## Stated task
Please write out the lines of the data exactly, beginning with the first and ending with the line containing "import seaborn as sns"; leave the pictures behind.

## Provided data
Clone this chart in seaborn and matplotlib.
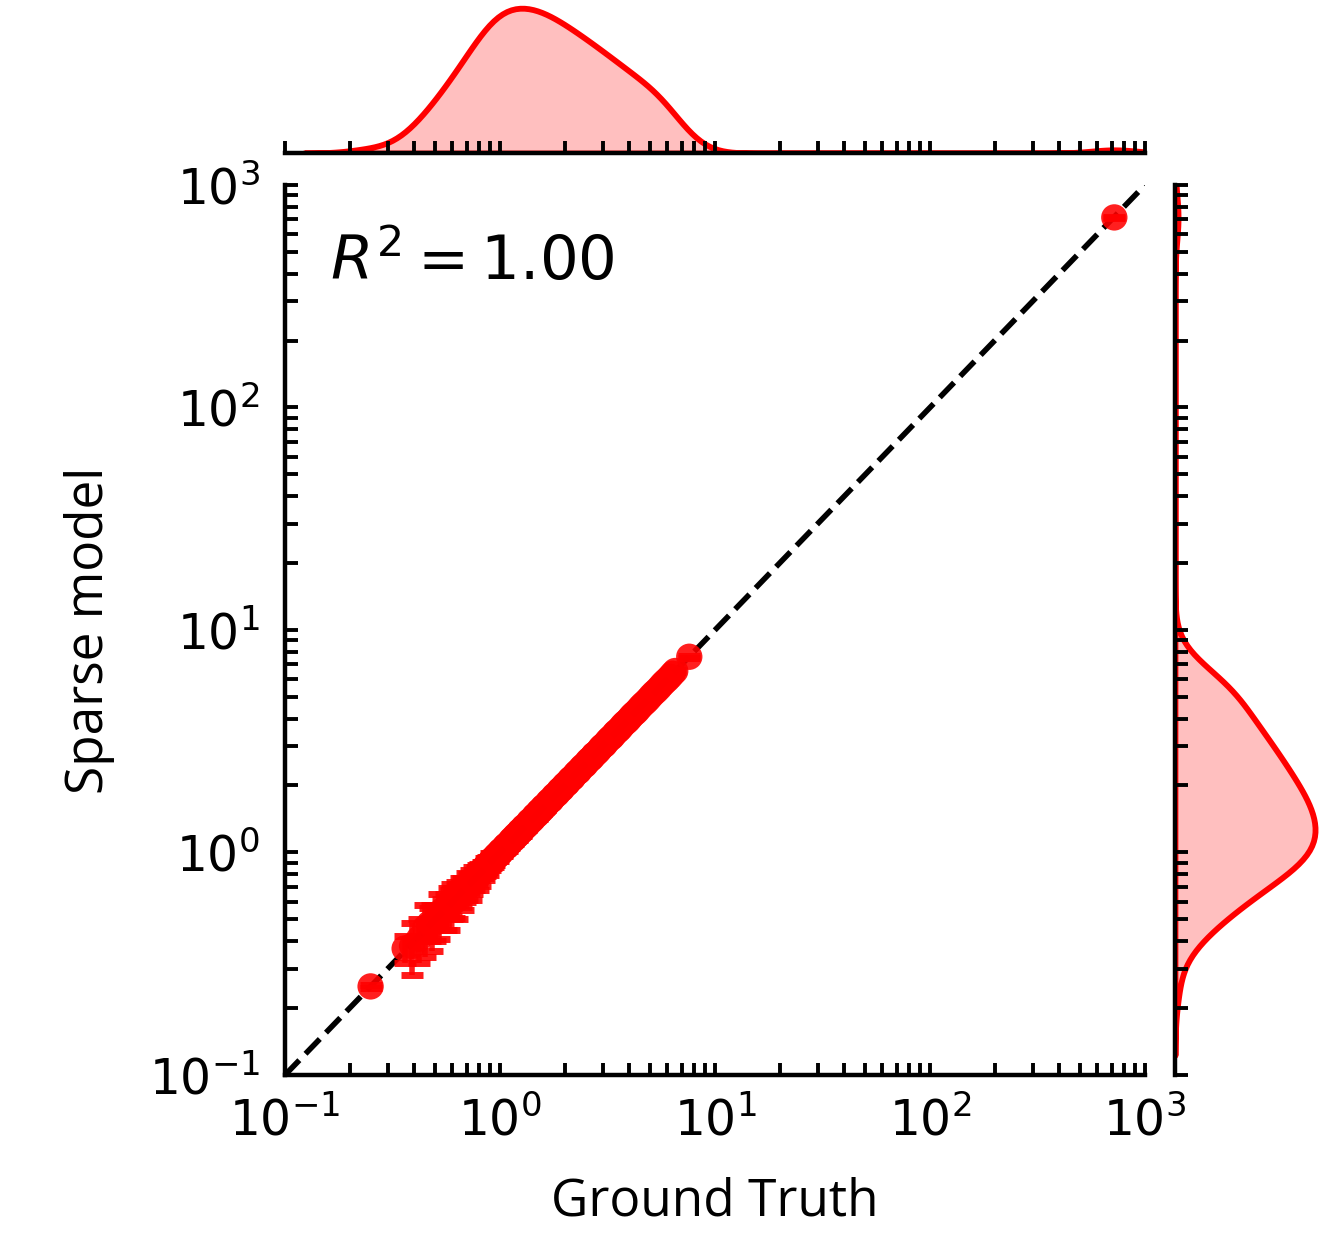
import numpy as np
import pandas as pd
import matplotlib
matplotlib.use("Agg")
import matplotlib.pyplot as plt
import seaborn as sns

ground_truth = [0.25, 0.36, 0.39, 0.42, 0.45, 0.47, 0.48, 0.50, 0.52, 0.54,
                0.56, 0.58, 0.59, 0.60, 0.61, 0.63, 0.64, 0.66, 0.67, 0.69,
                0.70, 0.72, 0.73, 0.74, 0.76, 0.78, 0.79, 0.80, 0.81, 0.83,
                0.84, 0.85, 0.86, 0.87, 0.88, 0.90, 0.91, 0.92, 0.93, 0.94,
                0.95, 0.97, 0.98, 0.99, 1.00, 1.01, 1.02, 1.04, 1.05, 1.07,
                1.08, 1.10, 1.12, 1.14, 1.15, 1.16, 1.17, 1.19, 1.20, 1.22,
                1.23, 1.24, 1.25, 1.27, 1.28, 1.30, 1.32, 1.35, 1.36, 1.38,
                1.40, 1.43, 1.44, 1.46, 1.48, 1.50, 1.51, 1.53, 1.55, 1.57,
                1.58, 1.60, 1.62, 1.64, 1.67, 1.70, 1.72, 1.74, 1.77, 1.80,
                1.83, 1.86, 1.88, 1.91, 1.93, 1.95, 1.98, 2.02, 2.04, 2.07,
                2.10, 2.14, 2.16, 2.19, 2.24, 2.29, 2.31, 2.34, 2.38, 2.43,
                2.47, 2.51, 2.55, 2.60, 2.64, 2.69, 2.72, 2.75, 2.81, 2.88,
                2.93, 2.99, 3.04, 3.09, 3.16, 3.24, 3.29, 3.35, 3.41, 3.47,
                3.55, 3.63, 3.71, 3.80, 3.89, 3.98, 4.07, 4.17, 4.27, 4.37,
                4.49, 4.62, 4.76, 4.90, 5.04, 5.19, 5.34, 5.50, 5.66, 5.82,
                5.99, 6.17, 6.35, 6.53, 7.59, 720.0]
sparse_model = [0.25, 0.37, 0.38, 0.41, 0.46, 0.48, 0.47, 0.49, 0.53, 0.55,
                0.55, 0.57, 0.60, 0.61, 0.60, 0.62, 0.65, 0.67, 0.66, 0.68,
                0.71, 0.73, 0.72, 0.73, 0.77, 0.79, 0.78, 0.81, 0.80, 0.84,
                0.83, 0.84, 0.87, 0.88, 0.87, 0.89, 0.92, 0.93, 0.92, 0.93,
                0.96, 0.98, 0.97, 0.98, 1.01, 1.02, 1.01, 1.03, 1.06, 1.08,
                1.07, 1.09, 1.13, 1.15, 1.14, 1.15, 1.18, 1.20, 1.19, 1.21,
                1.24, 1.25, 1.24, 1.26, 1.29, 1.31, 1.31, 1.34, 1.37, 1.39,
                1.39, 1.42, 1.45, 1.47, 1.47, 1.49, 1.52, 1.54, 1.54, 1.56,
                1.59, 1.61, 1.61, 1.63, 1.68, 1.71, 1.71, 1.73, 1.78, 1.81,
                1.82, 1.85, 1.89, 1.92, 1.92, 1.94, 1.99, 2.03, 2.03, 2.06,
                2.11, 2.15, 2.15, 2.18, 2.25, 2.30, 2.30, 2.33, 2.39, 2.44,
                2.46, 2.50, 2.56, 2.61, 2.63, 2.68, 2.73, 2.76, 2.80, 2.87,
                2.94, 3.00, 3.03, 3.08, 3.17, 3.25, 3.28, 3.34, 3.42, 3.48,
                3.54, 3.62, 3.72, 3.81, 3.88, 3.97, 4.08, 4.18, 4.26, 4.36,
                4.50, 4.63, 4.75, 4.89, 5.05, 5.20, 5.33, 5.49, 5.67, 5.83,
                5.98, 6.16, 6.36, 6.54, 7.58, 715.0]
sparse_err = [0.005, 0.05, 0.10, 0.09, 0.12, 0.08, 0.11, 0.09, 0.12, 0.07,
              0.10, 0.12, 0.08, 0.11, 0.09, 0.12, 0.07, 0.10, 0.11, 0.08,
              0.10, 0.07, 0.11, 0.08, 0.09, 0.07, 0.10, 0.06, 0.09, 0.07,
              0.08, 0.06, 0.07, 0.06, 0.08, 0.06, 0.07, 0.05, 0.06, 0.05,
              0.05, 0.04, 0.05, 0.04, 0.05, 0.04, 0.05, 0.04, 0.05, 0.04,
              0.05, 0.04, 0.05, 0.04, 0.05, 0.04, 0.05, 0.04, 0.05, 0.04,
              0.05, 0.04, 0.05, 0.04, 0.05, 0.04, 0.05, 0.04, 0.05, 0.04,
              0.05, 0.04, 0.05, 0.04, 0.05, 0.04, 0.05, 0.04, 0.05, 0.04,
              0.05, 0.04, 0.05, 0.04, 0.05, 0.04, 0.05, 0.04, 0.05, 0.04,
              0.05, 0.04, 0.05, 0.04, 0.05, 0.04, 0.05, 0.04, 0.05, 0.04,
              0.05, 0.04, 0.05, 0.04, 0.05, 0.04, 0.05, 0.04, 0.05, 0.04,
              0.05, 0.04, 0.05, 0.04, 0.05, 0.04, 0.05, 0.04, 0.05, 0.04,
              0.05, 0.04, 0.05, 0.04, 0.05, 0.04, 0.05, 0.04, 0.05, 0.04,
              0.05, 0.04, 0.05, 0.04, 0.05, 0.04, 0.05, 0.04, 0.05, 0.04,
              0.05, 0.04, 0.05, 0.04, 0.05, 0.04, 0.05, 0.04, 0.05, 0.04,
              0.08, 0.08, 0.08, 0.08, 0.08, 1.0]
axis_limits = [0.1, 1000]
r2_text = r"$R^2 = 1.00$"

plt.rcParams.update({
    "xtick.direction": "in", "ytick.direction": "in",
    "xtick.major.size": 4.5, "xtick.minor.size": 4.5,
    "ytick.major.size": 4.5, "ytick.minor.size": 4.5,
    "xtick.major.width": 1.4, "xtick.minor.width": 1.4,
    "ytick.major.width": 1.4, "ytick.minor.width": 1.4,
    "xtick.major.pad": 8, "ytick.major.pad": 9,
    "axes.linewidth": 1.6,
    "font.size": 17,
    "xtick.labelsize": 17.5, "ytick.labelsize": 17.5,
})

df = pd.DataFrame({"Ground Truth": ground_truth,
                   "Sparse model": sparse_model,
                   "err": sparse_err})

g = sns.JointGrid(data=df, x="Ground Truth", y="Sparse model",
                  height=6, ratio=6, space=0.1, marginal_ticks=False)
g.ax_joint.set_xscale("log")
g.ax_joint.set_yscale("log")

g.plot_marginals(sns.kdeplot, fill=True, color="red", alpha=0.25,
                 linewidth=2.1, bw_adjust=0.75)

ax = g.ax_joint
ax.plot(axis_limits, axis_limits, ls="--", color="black", lw=2, zorder=1)
ax.errorbar(df["Ground Truth"], df["Sparse model"], yerr=df["err"],
            fmt="none", ecolor="red", elinewidth=2, capsize=4, capthick=2.5,
            alpha=0.9, zorder=2)
sns.scatterplot(data=df, x="Ground Truth", y="Sparse model", ax=ax,
                color="red", s=90, alpha=0.88, edgecolor="none", zorder=3)

ax.set_xlim(axis_limits)
ax.set_ylim(axis_limits)
ax.text(0.052, 0.893, r2_text, transform=ax.transAxes, fontsize=22,
        va="baseline", ha="left")

lab_font = {"family": "Open Sans", "size": 18.5}
ax.set_xlabel("Ground Truth", fontdict=lab_font, labelpad=11)
ax.set_ylabel("Sparse model", fontdict=lab_font, labelpad=12)

g.ax_marg_x.tick_params(which="both", labelbottom=False)
g.ax_marg_y.tick_params(which="both", labelleft=False)

fig = g.figure
fig.set_size_inches(6.66, 6.2)
ax.set_position([0.2140, 0.1331, 0.6456, 0.7177])
g.ax_marg_x.set_position([0.2140, 0.8766, 0.6456, 0.1226])
g.ax_marg_y.set_position([0.8821, 0.1331, 0.1104, 0.7177])

fig.savefig("out.png", dpi=200)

## Answer below
Clone this chart in seaborn and matplotlib.
import numpy as np
import pandas as pd
import matplotlib
matplotlib.use("Agg")
import matplotlib.pyplot as plt
import seaborn as sns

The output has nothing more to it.